For the marketer trying to do the right thing, there’s a clear problem: it can be hard to know what the right thing is – even in a world where, as Ford’s experiences would suggest, brands are shouting about values and purpose more than ever before. Take an issue as seemingly straightforward as plastic. Thanks to some high-profile campaigns involving the likes of David Attenborough, the nation’s shops, cafes and bars have jumped on board the apparently progressive drive to ban plastic straws. This has, however, sparked anger among disabled people, many of whom need straws to drink. 

If you worked on that straw ban campaign, the dissonance lights must now be flashing furiously. So how do you resolve it? 

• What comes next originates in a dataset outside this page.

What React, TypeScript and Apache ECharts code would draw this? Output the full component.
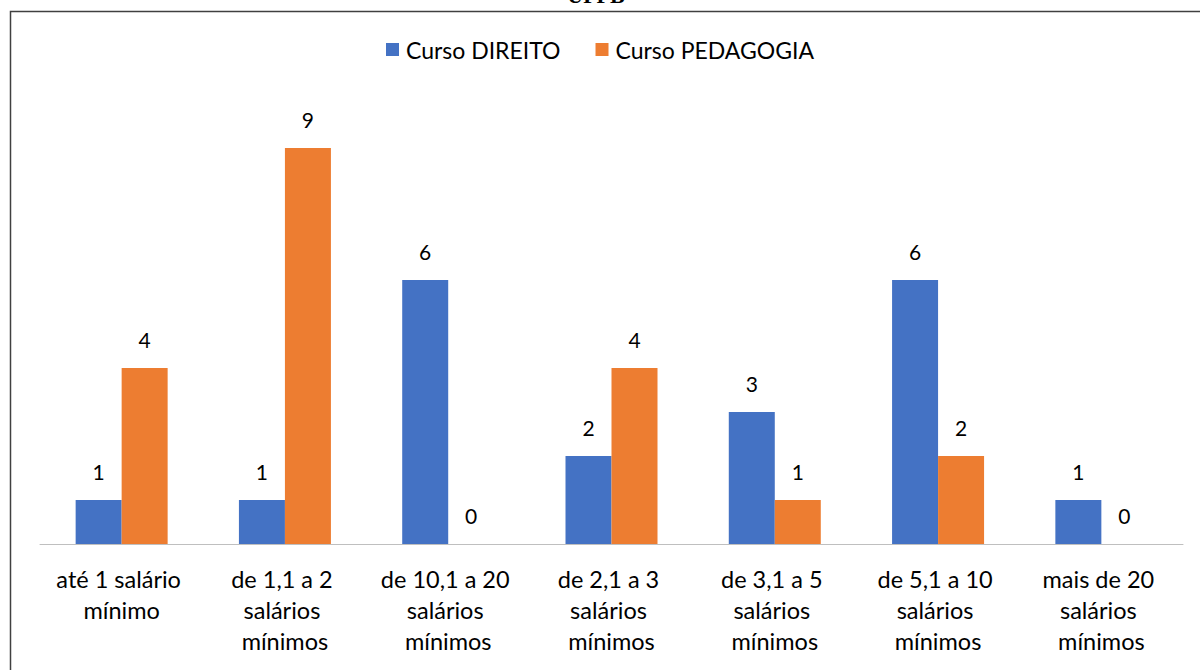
import React, { useEffect, useRef } from "react";
import * as echarts from "echarts";

const categories = [
  "até 1 salário mínimo",
  "de 1,1 a 2 salários mínimos",
  "de 10,1 a 20 salários mínimos",
  "de 2,1 a 3 salários mínimos",
  "de 3,1 a 5 salários mínimos",
  "de 5,1 a 10 salários mínimos",
  "mais de 20 salários mínimos",
];
const direito = [1, 1, 6, 2, 3, 6, 1];
const pedagogia = [4, 9, 0, 4, 1, 2, 0];
const seriesNames = ["Curso DIREITO", "Curso PEDAGOGIA"];
const titleText = "UFPB";

const FONT = "Lato, 'Open Sans', sans-serif";

export default function App() {
  const ref = useRef<HTMLDivElement>(null);
  useEffect(() => {
    const chart = echarts.init(ref.current!, null, { renderer: "svg" });
    const label = {
      show: true,
      position: "top",
      distance: 18,
      color: "#000",
      fontSize: 21,
      fontFamily: FONT,
    };
    chart.setOption({
      animation: false,
      backgroundColor: "#fff",
      graphic: [
        {
          type: "rect",
          shape: { x: 10.5, y: 11.5, width: 1250, height: 700 },
          style: { fill: "none", stroke: "#404040", lineWidth: 1.5 },
          silent: true,
        },
        {
          type: "text",
          x: 596,
          y: 6,
          style: {
            text: titleText,
            fontFamily: "'Liberation Serif', serif",
            fontSize: 22,
            fontWeight: "bold",
            fill: "#000",
            textAlign: "center",
            textVerticalAlign: "bottom",
          },
        },
      ],
      legend: {
        top: 33,
        left: "center",
        itemWidth: 13,
        itemHeight: 13,
        itemGap: 35,
        icon: "rect",
        textStyle: { fontSize: 23, fontFamily: FONT, color: "#000", padding: [0, 0, 0, 2] },
        data: seriesNames,
      },
      grid: { left: 40, right: 17, top: 104, bottom: 126 },
      xAxis: {
        type: "category",
        data: categories,
        axisLine: { lineStyle: { color: "#bfbfbf", width: 1 } },
        axisTick: { show: false },
        axisLabel: {
          interval: 0,
          margin: 19,
          color: "#000",
          fontSize: 23.5,
          fontFamily: FONT,
          lineHeight: 31,
          width: 155,
          overflow: "break",
        },
      },
      yAxis: {
        type: "value",
        min: 0,
        max: 10,
        show: false,
        splitLine: { show: false },
      },
      series: [
        {
          name: seriesNames[0],
          type: "bar",
          data: direito,
          barWidth: 46,
          barGap: "0%",
          itemStyle: { color: "#4472c4" },
          label,
        },
        {
          name: seriesNames[1],
          type: "bar",
          data: pedagogia,
          barWidth: 46,
          barGap: "0%",
          itemStyle: { color: "#ed7d31" },
          label,
        },
      ],
    });
    return () => chart.dispose();
  }, []);
  return (
    <div
      ref={ref}
      style={{ position: "fixed", left: 0, top: 0, width: 1200, height: 670 }}
    />
  );
}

It may not be worth looking to companies for help. Mark Pollard is a strategy director at New York-based marketing agency Mighty Jungle. He says that while many organizations are jumping on the idea of brand purpose, the value they proudly espouse often remains akin to a ‘wetty warmer’. “It’s cold in the ocean, so you pee in your wetsuit,” he says. “It feels nice and warm, but it doesn’t really help you much.”

“We’re living in the most individualistic era ever,” he continues, “so people have to continually work out who they are and where they fit. We’re walking around as kids or teenagers as a Mr or Mrs Potato Head. Then we start to have relationships: with family, school; then college, internships, jobs. At the same time post-modernism is telling you everything we thought we knew about gender and race is changing. And the conservatives are going: ‘No it’s not’. It’s a strange place to be. People take off an ear here, an eyebrow there – and if you’re not careful you’re going to be a bald Potato Head.”

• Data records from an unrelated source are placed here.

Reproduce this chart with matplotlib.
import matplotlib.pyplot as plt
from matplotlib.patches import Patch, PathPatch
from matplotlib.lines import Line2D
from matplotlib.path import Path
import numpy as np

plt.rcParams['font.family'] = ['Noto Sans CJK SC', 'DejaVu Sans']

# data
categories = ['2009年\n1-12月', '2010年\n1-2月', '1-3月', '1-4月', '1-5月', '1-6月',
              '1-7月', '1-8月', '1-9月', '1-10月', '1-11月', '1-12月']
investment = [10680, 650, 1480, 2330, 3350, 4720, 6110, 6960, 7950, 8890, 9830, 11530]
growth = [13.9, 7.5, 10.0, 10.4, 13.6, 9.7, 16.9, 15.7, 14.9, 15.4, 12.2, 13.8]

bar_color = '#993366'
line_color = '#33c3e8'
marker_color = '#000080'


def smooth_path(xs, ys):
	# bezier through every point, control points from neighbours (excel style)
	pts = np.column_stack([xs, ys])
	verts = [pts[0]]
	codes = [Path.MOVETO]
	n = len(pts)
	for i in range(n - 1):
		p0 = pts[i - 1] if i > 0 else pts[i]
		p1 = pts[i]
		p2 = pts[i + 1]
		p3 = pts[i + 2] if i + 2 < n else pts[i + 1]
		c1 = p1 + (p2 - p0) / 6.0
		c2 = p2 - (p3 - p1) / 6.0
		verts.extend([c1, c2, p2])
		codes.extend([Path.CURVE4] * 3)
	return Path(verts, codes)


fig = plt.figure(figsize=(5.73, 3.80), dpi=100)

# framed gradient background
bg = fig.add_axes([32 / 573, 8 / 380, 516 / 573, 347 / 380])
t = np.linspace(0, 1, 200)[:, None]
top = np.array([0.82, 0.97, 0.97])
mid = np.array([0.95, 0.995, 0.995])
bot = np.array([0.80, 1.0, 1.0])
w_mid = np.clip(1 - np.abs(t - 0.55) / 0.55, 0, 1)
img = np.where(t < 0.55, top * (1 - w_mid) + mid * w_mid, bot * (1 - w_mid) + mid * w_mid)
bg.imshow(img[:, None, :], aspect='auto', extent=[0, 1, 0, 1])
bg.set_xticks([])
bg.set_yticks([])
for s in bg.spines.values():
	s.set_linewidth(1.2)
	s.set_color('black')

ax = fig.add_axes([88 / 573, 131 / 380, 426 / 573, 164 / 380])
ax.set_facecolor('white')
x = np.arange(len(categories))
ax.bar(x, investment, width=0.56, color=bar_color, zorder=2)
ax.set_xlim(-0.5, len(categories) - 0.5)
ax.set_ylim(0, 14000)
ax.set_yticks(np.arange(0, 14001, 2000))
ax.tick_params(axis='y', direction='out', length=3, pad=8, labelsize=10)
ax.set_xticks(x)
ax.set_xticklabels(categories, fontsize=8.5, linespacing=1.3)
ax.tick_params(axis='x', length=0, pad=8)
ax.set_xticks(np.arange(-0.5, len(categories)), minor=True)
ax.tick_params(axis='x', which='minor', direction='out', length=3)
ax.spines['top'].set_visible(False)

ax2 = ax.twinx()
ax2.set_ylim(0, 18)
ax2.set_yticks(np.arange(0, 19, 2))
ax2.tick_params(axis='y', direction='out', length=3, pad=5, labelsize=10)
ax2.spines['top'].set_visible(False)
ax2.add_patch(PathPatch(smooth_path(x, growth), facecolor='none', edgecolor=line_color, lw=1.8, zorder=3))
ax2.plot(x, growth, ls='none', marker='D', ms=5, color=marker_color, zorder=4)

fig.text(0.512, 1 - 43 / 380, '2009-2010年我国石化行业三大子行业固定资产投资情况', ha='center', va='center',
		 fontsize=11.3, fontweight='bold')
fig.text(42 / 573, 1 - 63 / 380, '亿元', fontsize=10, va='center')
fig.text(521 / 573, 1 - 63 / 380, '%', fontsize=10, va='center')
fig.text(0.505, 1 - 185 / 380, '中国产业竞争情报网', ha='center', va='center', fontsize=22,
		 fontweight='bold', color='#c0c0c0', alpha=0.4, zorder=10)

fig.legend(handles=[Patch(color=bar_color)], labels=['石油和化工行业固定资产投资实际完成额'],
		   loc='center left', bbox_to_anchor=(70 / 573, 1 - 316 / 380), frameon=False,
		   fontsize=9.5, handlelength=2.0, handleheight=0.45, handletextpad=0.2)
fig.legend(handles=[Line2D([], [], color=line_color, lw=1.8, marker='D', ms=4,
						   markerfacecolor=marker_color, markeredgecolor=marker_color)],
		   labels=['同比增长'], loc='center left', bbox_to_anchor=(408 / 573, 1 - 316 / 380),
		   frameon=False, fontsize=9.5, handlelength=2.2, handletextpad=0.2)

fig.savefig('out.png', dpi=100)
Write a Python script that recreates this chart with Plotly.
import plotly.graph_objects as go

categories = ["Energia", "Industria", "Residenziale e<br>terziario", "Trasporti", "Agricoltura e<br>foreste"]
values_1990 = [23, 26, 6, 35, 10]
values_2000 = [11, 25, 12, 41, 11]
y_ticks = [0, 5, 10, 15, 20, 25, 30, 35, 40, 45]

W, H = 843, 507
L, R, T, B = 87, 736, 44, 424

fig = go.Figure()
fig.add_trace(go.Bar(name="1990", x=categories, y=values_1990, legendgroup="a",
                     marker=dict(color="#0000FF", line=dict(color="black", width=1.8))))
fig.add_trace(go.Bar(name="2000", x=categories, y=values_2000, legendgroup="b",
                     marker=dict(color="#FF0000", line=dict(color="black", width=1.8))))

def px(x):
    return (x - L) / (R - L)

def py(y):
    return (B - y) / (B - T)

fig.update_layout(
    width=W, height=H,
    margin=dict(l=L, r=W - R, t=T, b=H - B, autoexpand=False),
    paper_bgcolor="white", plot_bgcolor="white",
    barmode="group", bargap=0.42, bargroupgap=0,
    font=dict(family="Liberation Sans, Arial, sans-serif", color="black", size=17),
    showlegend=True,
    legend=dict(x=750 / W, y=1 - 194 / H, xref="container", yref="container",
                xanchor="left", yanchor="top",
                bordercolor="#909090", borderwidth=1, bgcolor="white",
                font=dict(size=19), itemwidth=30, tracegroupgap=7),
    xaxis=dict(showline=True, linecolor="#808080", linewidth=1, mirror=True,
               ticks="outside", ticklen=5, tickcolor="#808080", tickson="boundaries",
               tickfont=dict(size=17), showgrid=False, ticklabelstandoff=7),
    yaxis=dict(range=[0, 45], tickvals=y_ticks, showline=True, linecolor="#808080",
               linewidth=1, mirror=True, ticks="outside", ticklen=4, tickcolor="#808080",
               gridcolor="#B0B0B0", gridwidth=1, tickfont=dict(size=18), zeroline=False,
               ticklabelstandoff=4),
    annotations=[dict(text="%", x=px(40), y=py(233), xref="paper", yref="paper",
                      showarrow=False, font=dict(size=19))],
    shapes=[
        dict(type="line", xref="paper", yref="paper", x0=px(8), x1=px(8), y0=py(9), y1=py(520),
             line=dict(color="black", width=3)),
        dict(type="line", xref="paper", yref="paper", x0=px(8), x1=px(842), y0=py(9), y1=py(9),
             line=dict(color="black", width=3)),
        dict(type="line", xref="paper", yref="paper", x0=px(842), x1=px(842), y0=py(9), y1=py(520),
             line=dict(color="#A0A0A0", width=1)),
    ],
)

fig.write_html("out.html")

The implication is that, should a bald Potato Head find themselves working in marketing, they’re going to struggle more than anyone to tell right from wrong. Pollard’s solution? To regularly check in on yourself and really hone in on your own values to make them as sharp as you can.

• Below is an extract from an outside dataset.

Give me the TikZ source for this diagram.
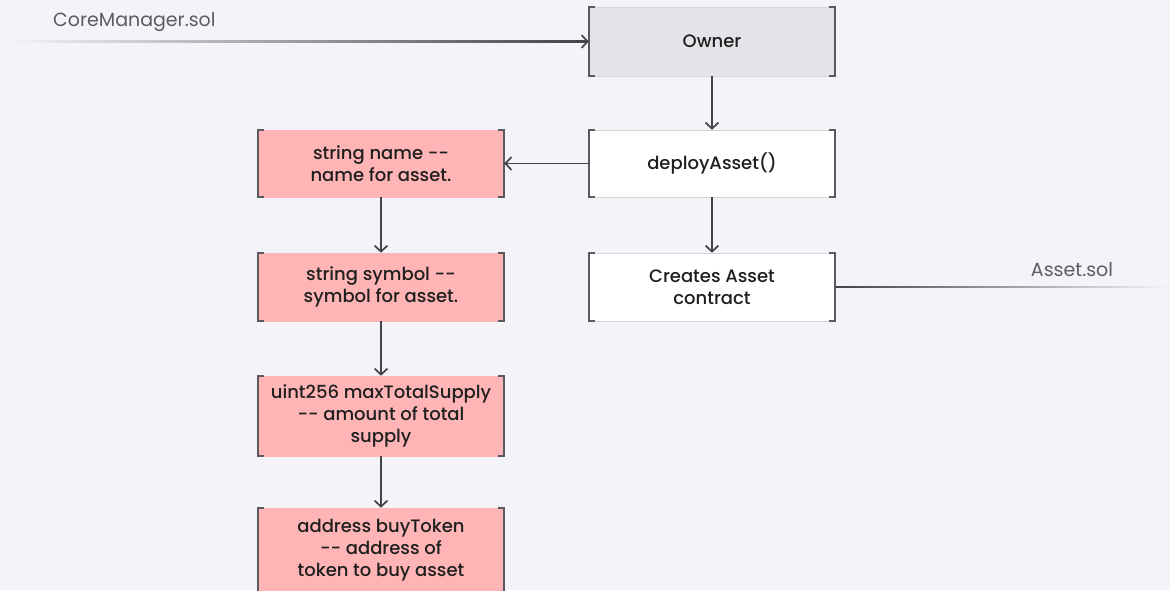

“For me right now it’s about self-selection,” he says. “I want to work like with like, so I’m putting out very strong signals about what I’m about. I put out some pretty direct and sometimes strange stuff and sometimes that attracts people.”

“We’re walking around as kids as a Mr or Mrs Potato Head. Then we start to have relationships: with family, school; then college, internships, jobs. At the same time post-modernism is telling you everything we thought we knew about gender and race is changing. It’s a strange place to be.”

Mark Pollard, Mighty Jungle

Be true

Watching Jimmy Iovine describe his sprawling career, you sense that’s exactly what he’s done. While he alludes to facing a dilemma over the reality behind the gangsta soundtracks he found himself selling, he also offers an analogy as to how he dealt with it. 

“Fuck what anybody thinks,” he says. “When you’re a race horse, the reason they put blinders on these things is, if you look at the horse on the left or the horse on the right, you’re going to miss a step. That’s why those horses should have fucking blinders on. And that’s what people should have. When you’re running after something, you should not look left and right. ‘What does this person think? What does that person think?’ No. Go.” 

It certainly worked for Iovine. Despite family members, business partners and the mainstream media all telling him he was wrong, he made clear his commitment to Dre, and his trust in Dre’s ear for music, and they raced ahead – bringing the likes of Eminem, 50 Cent and The Game to the world, and later breaking the mould on the marketing of headphones with their Beats brand, which they eventually sold to Apple for an incredible $3 billion in 2014.

Iovine probably never did find an answer to the question of whether he was supporting free speech or funding Hamas. And is the world a better place for all his work? That’s for you to decide.